■ WHAT YOU ARE ASKED TO DO ■
Give the material once more, word for word, without any images.

■ GIVEN INFORMATION ■
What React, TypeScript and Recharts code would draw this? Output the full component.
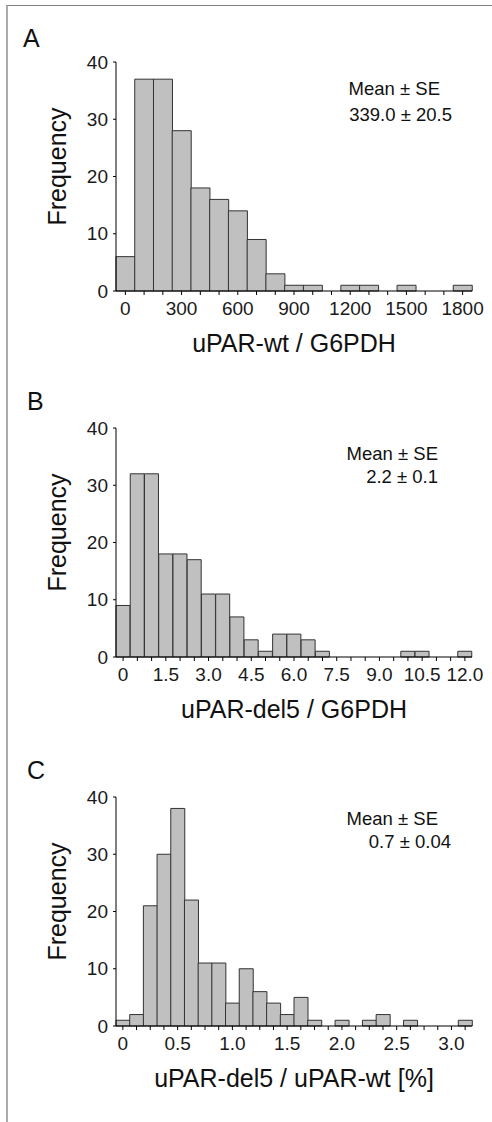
import React from 'react';
import { BarChart, Bar, XAxis, YAxis } from 'recharts';

// panel A: uPAR-wt / G6PDH, bins of 100
const wtBins = ['0', '100', '200', '300', '400', '500', '600', '700', '800', '900', '1000', '1100', '1200', '1300', '1400', '1500', '1600', '1700', '1800'];
const wtCounts = [6, 37, 37, 28, 18, 16, 14, 9, 3, 1, 1, 0, 1, 1, 0, 1, 0, 0, 1];
const wtTicks = ['0', '300', '600', '900', '1200', '1500', '1800'];

// panel B: uPAR-del5 / G6PDH, bins of 0.5
const delBins = ['0', '0.5', '1.0', '1.5', '2.0', '2.5', '3.0', '3.5', '4.0', '4.5', '5.0', '5.5', '6.0', '6.5', '7.0', '7.5', '8.0', '8.5', '9.0', '9.5', '10.0', '10.5', '11.0', '11.5', '12.0'];
const delCounts = [9, 32, 32, 18, 18, 17, 11, 11, 7, 3, 1, 4, 4, 3, 1, 0, 0, 0, 0, 0, 1, 1, 0, 0, 1];
const delTicks = ['0', '1.5', '3.0', '4.5', '6.0', '7.5', '9.0', '10.5', '12.0'];

// panel C: uPAR-del5 / uPAR-wt [%], bins of 0.125
const ratioBins = ['0', '0.125', '0.25', '0.375', '0.5', '0.625', '0.75', '0.875', '1.0', '1.125', '1.25', '1.375', '1.5', '1.625', '1.75', '1.875', '2.0', '2.125', '2.25', '2.375', '2.5', '2.625', '2.75', '2.875', '3.0', '3.125'];
const ratioCounts = [1, 2, 21, 30, 38, 22, 11, 11, 4, 10, 6, 4, 2, 5, 1, 0, 1, 0, 1, 2, 0, 1, 0, 0, 0, 1];
const ratioTicks = ['0', '0.5', '1.0', '1.5', '2.0', '2.5', '3.0'];

const freqTicks = [0, 10, 20, 30, 40];

const FONT = '"Liberation Sans", Arial, sans-serif';

const makeTick = (shown: string[]) => ({ x, y, payload }: any) => {
  if (!shown.includes(payload.value)) return <g />;
  return (
    <text x={x} y={y} dy="0.71em" textAnchor="middle" fontSize={19} fill="#1a1a1a" fontFamily={FONT}>
      {payload.value}
    </text>
  );
};

const FreqLabel = ({ viewBox }: any) => {
  if (!viewBox) return null;
  const cx = viewBox.x + viewBox.width / 2 - 1;
  const cy = viewBox.y + viewBox.height / 2 - 10;
  return (
    <text x={cx} y={cy} transform={`rotate(-90 ${cx} ${cy})`} textAnchor="middle" dominantBaseline="central" fontSize={25} fill="#111" fontFamily={FONT}>
      Frequency
    </text>
  );
};

interface PanelProps {
  bins: string[];
  counts: number[];
  ticks: string[];
  title: string;
}

const Histogram: React.FC<PanelProps> = ({ bins, counts, ticks, title }) => {
  const data = bins.map((b, i) => ({ bin: b, n: counts[i] }));
  return (
    <BarChart width={492} height={366} data={data} margin={{ top: 62, right: 20, bottom: 0, left: 0 }} barCategoryGap={0} barGap={0}>
      <XAxis
        dataKey="bin"
        interval={0}
        height={75}
        tickSize={4}
        tickMargin={7}
        tick={makeTick(ticks)}
        axisLine={{ stroke: '#000' }}
        tickLine={{ stroke: '#000' }}
        label={{ value: title, position: 'insideBottom', offset: 14, fontSize: 25, fill: '#111', fontFamily: FONT }}
      />
      <XAxis xAxisId="top" dataKey="bin" orientation="top" height={0} tick={false} tickLine={false} axisLine={{ stroke: '#a8a8a8' }} />
      <YAxis
        domain={[0, 40]}
        ticks={freqTicks}
        width={116}
        tickSize={3}
        tickMargin={5}
        axisLine={{ stroke: '#000' }}
        tickLine={{ stroke: '#000' }}
        tick={{ fontSize: 19, fill: '#1a1a1a', fontFamily: FONT }}
        label={{ content: <FreqLabel /> }}
      />
      <YAxis yAxisId="right" orientation="right" domain={[0, 40]} width={0} tick={false} tickLine={false} axisLine={{ stroke: '#555' }} />
      <Bar dataKey="n" fill="#c0c0c0" stroke="#333" strokeWidth={1} isAnimationActive={false} />
    </BarChart>
  );
};

export default function App() {
  const txt = { fontFamily: FONT, fill: '#111' };
  return (
    <div style={{ position: 'absolute', left: 0, top: 0, width: 492, height: 1122, background: '#fff' }}>
      <div style={{ position: 'absolute', left: 0, top: 0 }}>
        <Histogram bins={wtBins} counts={wtCounts} ticks={wtTicks} title="uPAR-wt / G6PDH" />
      </div>
      <div style={{ position: 'absolute', left: 0, top: 366 }}>
        <Histogram bins={delBins} counts={delCounts} ticks={delTicks} title="uPAR-del5 / G6PDH" />
      </div>
      <div style={{ position: 'absolute', left: 0, top: 735 }}>
        <Histogram bins={ratioBins} counts={ratioCounts} ticks={ratioTicks} title="uPAR-del5 / uPAR-wt [%]" />
      </div>
      <svg width={492} height={1122} style={{ position: 'absolute', left: 0, top: 0, pointerEvents: 'none' }}>
        <line x1={7} y1={5.5} x2={492} y2={5.5} stroke="#808080" strokeWidth={1.2} />
        <line x1={7} y1={5} x2={7} y2={1122} stroke="#909090" strokeWidth={1.5} />
        <text x={23} y={47} fontSize={25} {...txt}>A</text>
        <text x={27} y={410} fontSize={25} {...txt}>B</text>
        <text x={27} y={779} fontSize={25} {...txt}>C</text>
        <text x={440} y={95} fontSize={18.5} textAnchor="end" {...txt}>Mean ± SE</text>
        <text x={452} y={121} fontSize={18.5} textAnchor="end" {...txt}>339.0 ± 20.5</text>
        <text x={438} y={460} fontSize={18.5} textAnchor="end" {...txt}>Mean ± SE</text>
        <text x={438} y={483} fontSize={18.5} textAnchor="end" {...txt}>2.2 ± 0.1</text>
        <text x={438} y={825} fontSize={18.5} textAnchor="end" {...txt}>Mean ± SE</text>
        <text x={451} y={848} fontSize={18.5} textAnchor="end" {...txt}>0.7 ± 0.04</text>
      </svg>
    </div>
  );
}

■ RESPONSE TO THIS EXERCISE ■
What React, TypeScript and Recharts code would draw this? Output the full component.
import React from 'react';
import { BarChart, Bar, XAxis, YAxis } from 'recharts';

// panel A: uPAR-wt / G6PDH, bins of 100
const wtBins = ['0', '100', '200', '300', '400', '500', '600', '700', '800', '900', '1000', '1100', '1200', '1300', '1400', '1500', '1600', '1700', '1800'];
const wtCounts = [6, 37, 37, 28, 18, 16, 14, 9, 3, 1, 1, 0, 1, 1, 0, 1, 0, 0, 1];
const wtTicks = ['0', '300', '600', '900', '1200', '1500', '1800'];

// panel B: uPAR-del5 / G6PDH, bins of 0.5
const delBins = ['0', '0.5', '1.0', '1.5', '2.0', '2.5', '3.0', '3.5', '4.0', '4.5', '5.0', '5.5', '6.0', '6.5', '7.0', '7.5', '8.0', '8.5', '9.0', '9.5', '10.0', '10.5', '11.0', '11.5', '12.0'];
const delCounts = [9, 32, 32, 18, 18, 17, 11, 11, 7, 3, 1, 4, 4, 3, 1, 0, 0, 0, 0, 0, 1, 1, 0, 0, 1];
const delTicks = ['0', '1.5', '3.0', '4.5', '6.0', '7.5', '9.0', '10.5', '12.0'];

// panel C: uPAR-del5 / uPAR-wt [%], bins of 0.125
const ratioBins = ['0', '0.125', '0.25', '0.375', '0.5', '0.625', '0.75', '0.875', '1.0', '1.125', '1.25', '1.375', '1.5', '1.625', '1.75', '1.875', '2.0', '2.125', '2.25', '2.375', '2.5', '2.625', '2.75', '2.875', '3.0', '3.125'];
const ratioCounts = [1, 2, 21, 30, 38, 22, 11, 11, 4, 10, 6, 4, 2, 5, 1, 0, 1, 0, 1, 2, 0, 1, 0, 0, 0, 1];
const ratioTicks = ['0', '0.5', '1.0', '1.5', '2.0', '2.5', '3.0'];

const freqTicks = [0, 10, 20, 30, 40];

const FONT = '"Liberation Sans", Arial, sans-serif';

const makeTick = (shown: string[]) => ({ x, y, payload }: any) => {
  if (!shown.includes(payload.value)) return <g />;
  return (
    <text x={x} y={y} dy="0.71em" textAnchor="middle" fontSize={19} fill="#1a1a1a" fontFamily={FONT}>
      {payload.value}
    </text>
  );
};

const FreqLabel = ({ viewBox }: any) => {
  if (!viewBox) return null;
  const cx = viewBox.x + viewBox.width / 2 - 1;
  const cy = viewBox.y + viewBox.height / 2 - 10;
  return (
    <text x={cx} y={cy} transform={`rotate(-90 ${cx} ${cy})`} textAnchor="middle" dominantBaseline="central" fontSize={25} fill="#111" fontFamily={FONT}>
      Frequency
    </text>
  );
};

interface PanelProps {
  bins: string[];
  counts: number[];
  ticks: string[];
  title: string;
}

const Histogram: React.FC<PanelProps> = ({ bins, counts, ticks, title }) => {
  const data = bins.map((b, i) => ({ bin: b, n: counts[i] }));
  return (
    <BarChart width={492} height={366} data={data} margin={{ top: 62, right: 20, bottom: 0, left: 0 }} barCategoryGap={0} barGap={0}>
      <XAxis
        dataKey="bin"
        interval={0}
        height={75}
        tickSize={4}
        tickMargin={7}
        tick={makeTick(ticks)}
        axisLine={{ stroke: '#000' }}
        tickLine={{ stroke: '#000' }}
        label={{ value: title, position: 'insideBottom', offset: 14, fontSize: 25, fill: '#111', fontFamily: FONT }}
      />
      <XAxis xAxisId="top" dataKey="bin" orientation="top" height={0} tick={false} tickLine={false} axisLine={{ stroke: '#a8a8a8' }} />
      <YAxis
        domain={[0, 40]}
        ticks={freqTicks}
        width={116}
        tickSize={3}
        tickMargin={5}
        axisLine={{ stroke: '#000' }}
        tickLine={{ stroke: '#000' }}
        tick={{ fontSize: 19, fill: '#1a1a1a', fontFamily: FONT }}
        label={{ content: <FreqLabel /> }}
      />
      <YAxis yAxisId="right" orientation="right" domain={[0, 40]} width={0} tick={false} tickLine={false} axisLine={{ stroke: '#555' }} />
      <Bar dataKey="n" fill="#c0c0c0" stroke="#333" strokeWidth={1} isAnimationActive={false} />
    </BarChart>
  );
};

export default function App() {
  const txt = { fontFamily: FONT, fill: '#111' };
  return (
    <div style={{ position: 'absolute', left: 0, top: 0, width: 492, height: 1122, background: '#fff' }}>
      <div style={{ position: 'absolute', left: 0, top: 0 }}>
        <Histogram bins={wtBins} counts={wtCounts} ticks={wtTicks} title="uPAR-wt / G6PDH" />
      </div>
      <div style={{ position: 'absolute', left: 0, top: 366 }}>
        <Histogram bins={delBins} counts={delCounts} ticks={delTicks} title="uPAR-del5 / G6PDH" />
      </div>
      <div style={{ position: 'absolute', left: 0, top: 735 }}>
        <Histogram bins={ratioBins} counts={ratioCounts} ticks={ratioTicks} title="uPAR-del5 / uPAR-wt [%]" />
      </div>
      <svg width={492} height={1122} style={{ position: 'absolute', left: 0, top: 0, pointerEvents: 'none' }}>
        <line x1={7} y1={5.5} x2={492} y2={5.5} stroke="#808080" strokeWidth={1.2} />
        <line x1={7} y1={5} x2={7} y2={1122} stroke="#909090" strokeWidth={1.5} />
        <text x={23} y={47} fontSize={25} {...txt}>A</text>
        <text x={27} y={410} fontSize={25} {...txt}>B</text>
        <text x={27} y={779} fontSize={25} {...txt}>C</text>
        <text x={440} y={95} fontSize={18.5} textAnchor="end" {...txt}>Mean ± SE</text>
        <text x={452} y={121} fontSize={18.5} textAnchor="end" {...txt}>339.0 ± 20.5</text>
        <text x={438} y={460} fontSize={18.5} textAnchor="end" {...txt}>Mean ± SE</text>
        <text x={438} y={483} fontSize={18.5} textAnchor="end" {...txt}>2.2 ± 0.1</text>
        <text x={438} y={825} fontSize={18.5} textAnchor="end" {...txt}>Mean ± SE</text>
        <text x={451} y={848} fontSize={18.5} textAnchor="end" {...txt}>0.7 ± 0.04</text>
      </svg>
    </div>
  );
}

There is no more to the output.